DATA SHOWN:
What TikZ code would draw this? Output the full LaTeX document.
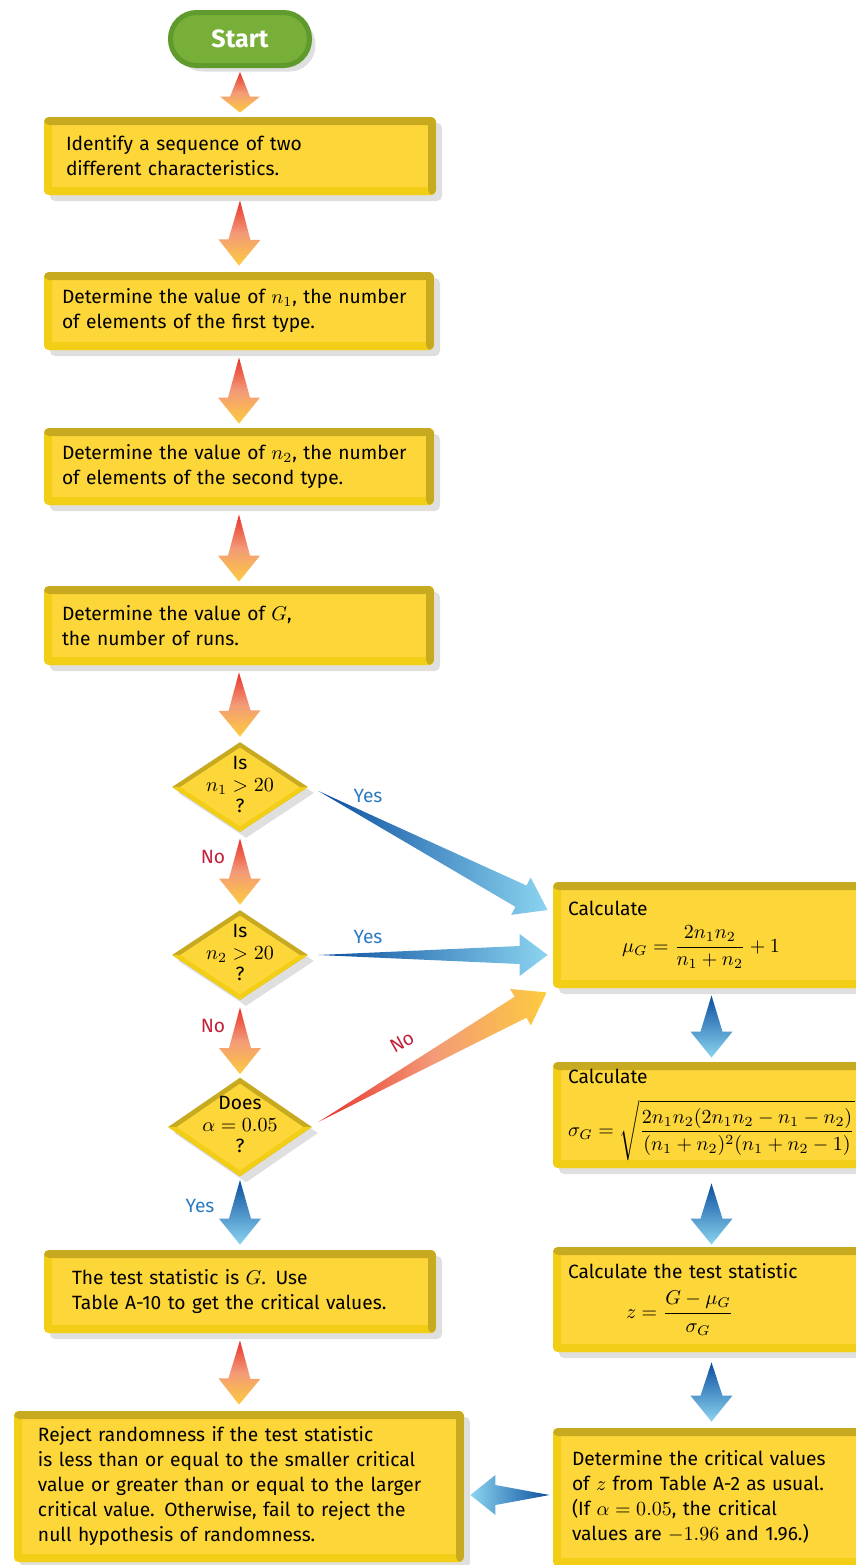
\documentclass[tikz,border=0pt]{standalone}
\usepackage{fontspec}
\setmainfont{Fira Sans}
\usepackage{amsmath}
\usetikzlibrary{calc,shapes.geometric,shadows}

\definecolor{boxfill}{HTML}{FDD63A}
\definecolor{bevdark}{HTML}{C7AA1F}
\definecolor{bevlight}{HTML}{F2CF16}
\definecolor{startgreen}{HTML}{78AF38}
\definecolor{startedge}{HTML}{5F9A2C}
\definecolor{arrred}{HTML}{E8322A}
\definecolor{arrsalmon}{HTML}{F39A78}
\definecolor{arryellow}{HTML}{FDCB3E}
\definecolor{arrdeep}{HTML}{0B4E9E}
\definecolor{arrsky}{HTML}{8CD4F0}
\definecolor{yesblue}{HTML}{2B7BC2}
\definecolor{nored}{HTML}{C3213A}

\def\ppbb{path picture bounding box}
\newcommand\boxfont{\fontsize{9.6}{12.5}\selectfont}
\newcommand\query[1]{\smash{\raisebox{-.25em}{\renewcommand\arraystretch{.85}\begin{tabular}{@{}c@{}}#1\end{tabular}}}}

% tapered arrow: from, to, shaft half width, head half width, head length, fill options
\newcommand\spear[6]{%
  \coordinate (sp-a) at #1;
  \coordinate (sp-b) at #2;
  \coordinate (sp-h) at ($(sp-b)!#5!(sp-a)$);
  \path[#6] (sp-a) -- ($(sp-h)!#3!90:(sp-b)$) -- ($(sp-h)!#4!90:(sp-b)$) -- (sp-b)
    -- ($(sp-h)!#4!-90:(sp-b)$) -- ($(sp-h)!#3!-90:(sp-b)$) -- cycle;}

\begin{document}
\begin{tikzpicture}[x=0.5pt, y=-0.5pt,
  stepbox/.style={rectangle, rounded corners=2.5pt, fill=boxfill, align=left, inner sep=2pt, font=\boxfont,
    drop shadow={opacity=.25, shadow xshift=3pt, shadow yshift=-3pt},
    path picture={
      \fill[bevlight] (\ppbb.south west) rectangle ([xshift=4pt]\ppbb.north west);
      \fill[bevlight] (\ppbb.south west) rectangle ([yshift=4pt]\ppbb.south east);
      \fill[bevdark] ([yshift=-4pt]\ppbb.north west) rectangle (\ppbb.north east);
      \fill[bevdark] ([xshift=-4pt]\ppbb.south east) rectangle (\ppbb.north east);}},
  decision/.style={diamond, minimum width=68pt, minimum height=45pt, inner sep=0pt, fill=bevdark, font=\boxfont,
    drop shadow={opacity=.25, shadow xshift=3pt, shadow yshift=-3pt},
    path picture={
      \fill[bevlight] (\ppbb.west) -- (\ppbb.south) -- (\ppbb.east) -- cycle;
      \fill[boxfill] ($(\ppbb.center)!.88!(\ppbb.north)$) -- ($(\ppbb.center)!.88!(\ppbb.east)$)
        -- ($(\ppbb.center)!.88!(\ppbb.south)$) -- ($(\ppbb.center)!.88!(\ppbb.west)$) -- cycle;}},
  startbox/.style={rectangle, rounded corners=13pt, minimum width=69.5pt, minimum height=26.5pt, fill=startgreen,
    draw=startedge, line width=2.5pt, text=white, font=\fontsize{12.5}{15}\selectfont\bfseries,
    drop shadow={opacity=.25, shadow xshift=3pt, shadow yshift=-3pt}},
  warm/.style={top color=arrred, bottom color=arryellow, middle color=arrsalmon},
  cool/.style={top color=arrdeep, bottom color=arrsky},
  yeslab/.style={text=yesblue, font=\boxfont},
  nolab/.style={text=nored, font=\boxfont}]
\useasboundingbox (0,0) rectangle (856,1565);

\node[startbox] (start) at (240,39) {Start};
\node[stepbox, minimum width=196pt, minimum height=39pt, text width=174pt] (b1) at (240,156)
  {Identify a sequence of two\\different characteristics.};
\node[stepbox, minimum width=195pt, minimum height=39pt, text width=177pt] (b2) at (239,311)
  {Determine the value of $n_1$, the number\\of elements of the first type.};
\node[stepbox, minimum width=195pt, minimum height=38.5pt, text width=177pt] (b3) at (239,466.5)
  {Determine the value of $n_2$, the number\\of elements of the second type.};
\node[stepbox, minimum width=195pt, minimum height=39.5pt, text width=177pt] (b4) at (239,625.5)
  {Determine the value of $G$,\\the number of runs.};
\node[decision] (d1) at (240,787) {\query{Is\\$n_1>20$\\?}};
\node[decision] (d2) at (240,955) {\query{Is\\$n_2>20$\\?}};
\node[decision, minimum width=72pt, minimum height=49.5pt] (d3) at (240,1127) {\query{Does\\$\alpha=0.05$\\?}};
\node[stepbox, minimum width=196pt, minimum height=41.5pt, text width=168pt] (b5) at (240,1291.5)
  {The test statistic is $G$. Use\\Table A-10 to get the critical values.};
\node[stepbox, minimum width=225pt, minimum height=75.5pt, text width=201pt] (b6) at (239,1486.5)
  {Reject randomness if the test statistic\\is less than or equal to the smaller critical\\value or greater than or equal to the larger\\critical value. Otherwise, fail to reject the\\null hypothesis of randomness.};
\node[stepbox, minimum width=163.5pt, minimum height=53pt, text width=148.5pt] (r1) at (716.5,935)
  {Calculate\\[4pt]\hspace*{27pt}$\mu_G=\dfrac{2n_1n_2}{n_1+n_2}+1$};
\node[stepbox, minimum width=163.5pt, minimum height=53pt, text width=148.5pt] (r2) at (716.5,1115)
  {Calculate\\[7pt]$\sigma_G=\sqrt{\dfrac{2n_1n_2(2n_1n_2-n_1-n_2)}{(n_1+n_2)^2(n_1+n_2-1)}}$};
\node[stepbox, minimum width=163.5pt, minimum height=52.5pt, text width=148.5pt] (r3) at (716.5,1299.5)
  {Calculate the test statistic\\[5pt]\hspace*{29pt}$z=\dfrac{G-\mu_G}{\sigma_G}$};
\node[stepbox, minimum width=163.5pt, minimum height=69pt, text width=144.5pt] (r4) at (716.5,1497)
  {Determine the critical values\\of $z$ from Table A-2 as usual.\\(If $\alpha=0.05$, the critical\\values are $-1.96$ and 1.96.)};

\spear{([yshift=-2pt]start.south)}{([yshift=2pt]b1.north)}{5pt}{10pt}{8pt}{warm}
\spear{([yshift=-2.5pt]b1.south)}{([yshift=3pt]b2.north)}{5.5pt}{10.5pt}{13pt}{warm}
\spear{([yshift=-3.5pt]b2.south)}{([yshift=2pt]b3.north)}{5.5pt}{10.5pt}{13pt}{warm}
\spear{([yshift=-4.5pt]b3.south)}{([yshift=2pt]b4.north)}{5.5pt}{10.5pt}{13pt}{warm}
\spear{([yshift=-3.5pt]b4.south)}{([yshift=2.5pt]d1.north)}{5.5pt}{10.5pt}{13pt}{warm}
\spear{([yshift=-3pt]d1.south)}{([yshift=2.5pt]d2.north)}{5.5pt}{10.5pt}{13pt}{warm}
\spear{([yshift=-3.5pt]d2.south)}{([yshift=1.5pt]d3.north)}{5.5pt}{10.5pt}{13pt}{warm}
\spear{([yshift=-1.5pt]d3.south)}{([yshift=2.5pt]b5.north)}{5.5pt}{10.5pt}{13pt}{cool}
\spear{([yshift=-3.5pt]b5.south)}{([yshift=3pt]b6.north)}{5.5pt}{10.5pt}{13pt}{warm}
\spear{([xshift=-2.5pt,yshift=-3.5pt]r1.south)}{([xshift=-2.5pt,yshift=2pt]r2.north)}{5.5pt}{10.5pt}{13pt}{cool}
\spear{([xshift=-2.5pt,yshift=-7.5pt]r2.south)}{([xshift=-2.5pt,yshift=1pt]r3.north)}{5.5pt}{10.5pt}{13pt}{cool}
\spear{([xshift=-2.5pt,yshift=-5pt]r3.south)}{([xshift=-2.5pt,yshift=3pt]r4.north)}{5.5pt}{10.5pt}{13pt}{cool}

\spear{([xshift=5pt,yshift=-2pt]d1.east)}{([xshift=-2.5pt,yshift=12.5pt]r1.west)}{6pt}{10.5pt}{15pt}{left color=arrdeep, right color=arrsky}
\spear{([xshift=5pt]d2.east)}{([xshift=-2.5pt,yshift=-10pt]r1.west)}{4.5pt}{10.5pt}{14pt}{left color=arrdeep, right color=arrsky}
\spear{([xshift=3pt,yshift=2.5pt]d3.east)}{([xshift=-3pt,yshift=-2pt]r1.south west)}{6pt}{10.5pt}{15pt}{left color=arrred, right color=arryellow, middle color=arrsalmon}
\spear{([xshift=-1.5pt,yshift=1pt]r4.west)}{([xshift=3pt,yshift=-4.25pt]b6.east)}{5pt}{10pt}{12.5pt}{left color=arrsky, right color=arrdeep}

\node[yeslab] (yes1) at (368,796) {Yes};
\node[yeslab] (yes2) at (368,937) {Yes};
\node[nolab, rotate=29] (no3) at (402,1042) {No};
\node[nolab] (no1) at (213,857) {No};
\node[nolab] (no2) at (213,1026) {No};
\node[yeslab] (yes3) at (200,1206) {Yes};
\end{tikzpicture}
\end{document}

PROBLEM DESCRIPTION: From the top of the listing above, repeat each line exactly until you reach the line containing "-- ($(sp-h)!#4!-90:(sp-b)$) -- ($(sp-h)!#3!-90:(sp-b)$)", and repeat that one too. Leave the pictures out.

SOLVED PROBLEM:
What TikZ code would draw this? Output the full LaTeX document.
\documentclass[tikz,border=0pt]{standalone}
\usepackage{fontspec}
\setmainfont{Fira Sans}
\usepackage{amsmath}
\usetikzlibrary{calc,shapes.geometric,shadows}

\definecolor{boxfill}{HTML}{FDD63A}
\definecolor{bevdark}{HTML}{C7AA1F}
\definecolor{bevlight}{HTML}{F2CF16}
\definecolor{startgreen}{HTML}{78AF38}
\definecolor{startedge}{HTML}{5F9A2C}
\definecolor{arrred}{HTML}{E8322A}
\definecolor{arrsalmon}{HTML}{F39A78}
\definecolor{arryellow}{HTML}{FDCB3E}
\definecolor{arrdeep}{HTML}{0B4E9E}
\definecolor{arrsky}{HTML}{8CD4F0}
\definecolor{yesblue}{HTML}{2B7BC2}
\definecolor{nored}{HTML}{C3213A}

\def\ppbb{path picture bounding box}
\newcommand\boxfont{\fontsize{9.6}{12.5}\selectfont}
\newcommand\query[1]{\smash{\raisebox{-.25em}{\renewcommand\arraystretch{.85}\begin{tabular}{@{}c@{}}#1\end{tabular}}}}

% tapered arrow: from, to, shaft half width, head half width, head length, fill options
\newcommand\spear[6]{%
  \coordinate (sp-a) at #1;
  \coordinate (sp-b) at #2;
  \coordinate (sp-h) at ($(sp-b)!#5!(sp-a)$);
  \path[#6] (sp-a) -- ($(sp-h)!#3!90:(sp-b)$) -- ($(sp-h)!#4!90:(sp-b)$) -- (sp-b)
    -- ($(sp-h)!#4!-90:(sp-b)$) -- ($(sp-h)!#3!-90:(sp-b)$) -- cycle;}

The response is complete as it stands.